Professor Narlikar's team conjectured that such surviving stars were likely to be ejected away from our galaxy during the turmoil caused in the contraction and expansion of the Universe. They therefore searched for old stars near one of our Milky Way's satellite galaxies, the Large Magellanic Cloud. Examining data from the Hubble Space Telescope, the astronomers found a number of candidates that appeared to be abnormally old. However, Narlikar's group were cautious; could there be alternative theories as to why these stars might appear much older than they really were? For instance, if the star was really not a single object, but two stars orbiting one another closely in a binary, it would be redder (and therefore seem older) than either twin actually was. Alternatively, their candidate might be not very old, but very young, too young to be accurately dated by the techniques they were employing. Finally, they might have made incorrect assumptions about the composition of the star, causing the age estimates to be off.
After considering all these points, Professor Narlikar concluded that, while they had possibilities for stars whose age exceeded 13.7 billion years, it was impossible to prove conclusively at this time.
I continued to think about Jayant Narlikar's talk for the rest of that day. It stayed in my mind not because he had convinced me that the Big Bang theory was wrong, or even because the talk had been well presented and interesting (although it had been). It was because it reminded me strongly why I became a scientist; to question all and every idea in the search for the truth.

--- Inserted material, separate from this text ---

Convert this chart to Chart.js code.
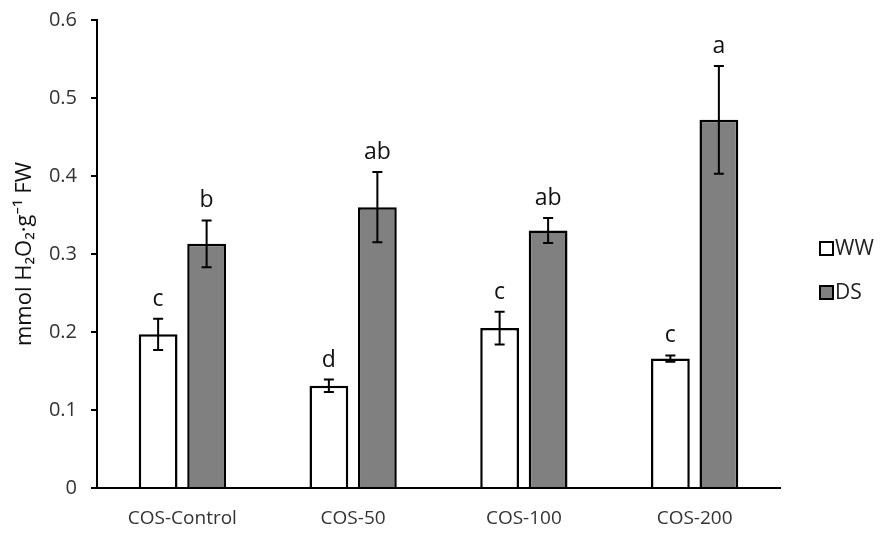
<!DOCTYPE html>
<html>
<head>
<meta charset="utf-8">
<script src="https://cdn.jsdelivr.net/npm/chart.js@4.4.1/dist/chart.umd.min.js"></script>
<style>
html,body{margin:0;padding:0;background:#fff;}
#wrap{width:886px;height:545px;position:relative;}
</style>
</head>
<body>
<div id="wrap"><canvas id="c" width="886" height="545"></canvas></div>
<script>
const categories = ['COS-Control', 'COS-50', 'COS-100', 'COS-200'];
const wwValues = [0.197, 0.131, 0.205, 0.166];
const wwErrors = [0.020, 0.008, 0.021, 0.004];
const dsValues = [0.313, 0.360, 0.330, 0.472];
const dsErrors = [0.030, 0.045, 0.016, 0.069];
const wwLetters = ['c', 'd', 'c', 'c'];
const dsLetters = ['b', 'ab', 'ab', 'a'];
const seriesNames = ['WW', 'DS'];
const yTicks = [0, 0.1, 0.2, 0.3, 0.4, 0.5, 0.6];

const FONT = '"Open Sans", "Noto Sans", "DejaVu Sans", sans-serif';

const errorPlugin = {
  id: 'errs',
  afterDatasetsDraw(chart) {
    const ctx = chart.ctx;
    const y = chart.scales.y;
    const sets = [[wwErrors, wwLetters], [dsErrors, dsLetters]];
    ctx.save();
    chart.data.datasets.forEach((ds, di) => {
      const meta = chart.getDatasetMeta(di);
      const errs = sets[di][0], lets = sets[di][1];
      meta.data.forEach((bar, i) => {
        const v = ds.data[i];
        const yt = y.getPixelForValue(v + errs[i]);
        const yb = y.getPixelForValue(v - errs[i]);
        const x = bar.x;
        ctx.strokeStyle = '#000';
        ctx.lineWidth = 2;
        ctx.beginPath();
        ctx.moveTo(x, yt); ctx.lineTo(x, yb);
        ctx.moveTo(x - 5, yt); ctx.lineTo(x + 5, yt);
        ctx.moveTo(x - 5, yb); ctx.lineTo(x + 5, yb);
        ctx.stroke();
        ctx.fillStyle = '#111';
        ctx.font = '23px ' + FONT;
        ctx.textAlign = 'center';
        ctx.textBaseline = 'alphabetic';
        ctx.fillText(lets[i], x, yt - 13);
      });
    });
    // legend
    const lx = 820, ly = [248, 292];
    chart.data.datasets.forEach((ds, di) => {
      ctx.fillStyle = ds.backgroundColor;
      ctx.strokeStyle = '#000';
      ctx.lineWidth = 2;
      ctx.fillRect(lx, ly[di] - 6, 13, 13);
      ctx.strokeRect(lx, ly[di] - 6, 13, 13);
      ctx.fillStyle = '#222';
      ctx.font = '21px ' + FONT;
      ctx.textAlign = 'left';
      ctx.textBaseline = 'middle';
      ctx.fillText(ds.label, lx + 15, ly[di] + 1);
    });
    ctx.restore();
  }
};

new Chart(document.getElementById('c'), {
  type: 'bar',
  data: {
    labels: categories,
    datasets: [
      { label: seriesNames[0], data: wwValues, backgroundColor: '#ffffff', borderColor: '#000', borderWidth: 2.5, borderSkipped: 'bottom' },
      { label: seriesNames[1], data: dsValues, backgroundColor: '#808080', borderColor: '#000', borderWidth: 2.5, borderSkipped: 'bottom' }
    ]
  },
  options: {
    responsive: false,
    animation: false,
    devicePixelRatio: 1,
    categoryPercentage: 0.568,
    barPercentage: 0.8,
    layout: { padding: { top: 20, right: 106, bottom: 0, left: 0 } },
    plugins: { legend: { display: false }, tooltip: { enabled: false } },
    scales: {
      x: {
        grid: { display: false, drawTicks: false },
        border: { color: '#000', width: 2 },
        ticks: { color: '#333', font: { family: FONT, size: 19 }, padding: 19, maxRotation: 0 },
        afterFit(s) { s.height = 57; s.paddingLeft = 0; s.paddingRight = 0; }
      },
      y: {
        min: 0, max: 0.6,
        afterBuildTicks(s) { s.ticks = yTicks.map(v => ({ value: v })); },
        grid: { drawOnChartArea: false, drawTicks: true, tickLength: 6, color: '#000', lineWidth: 2 },
        border: { color: '#000', width: 2 },
        ticks: { color: '#333', font: { family: FONT, size: 20 }, padding: 14,
          callback: v => v === 0 ? '0' : v.toFixed(1) },
        title: { display: true, text: 'mmol H₂O₂·g⁻¹ FW', color: '#111', font: { family: FONT, size: 22 }, padding: { top: 12, bottom: 0 } },
        afterFit(s) { s.width = 97; s.paddingTop = 0; s.paddingBottom = 0; }
      }
    }
  },
  plugins: [errorPlugin]
});
</script>
</body>
</html>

In the 17th century, Galileo Galilei was condemned for his support of the Copernican model of the Solar System which placed the Sun, not the Earth, at its centre. (Amusingly, the Catholic Church only publicly vindicated him in 1992). This history is evidence for how easy it is to become complacent with established theories and loose track of what science is about. After listening to Professor Narlikar's talk, the direction my own research could go in seemed to double and triple before my eyes. I remembered that I should not be be confined by what people had done before, but rather use the ideas as stepping stones to go in any number of directions.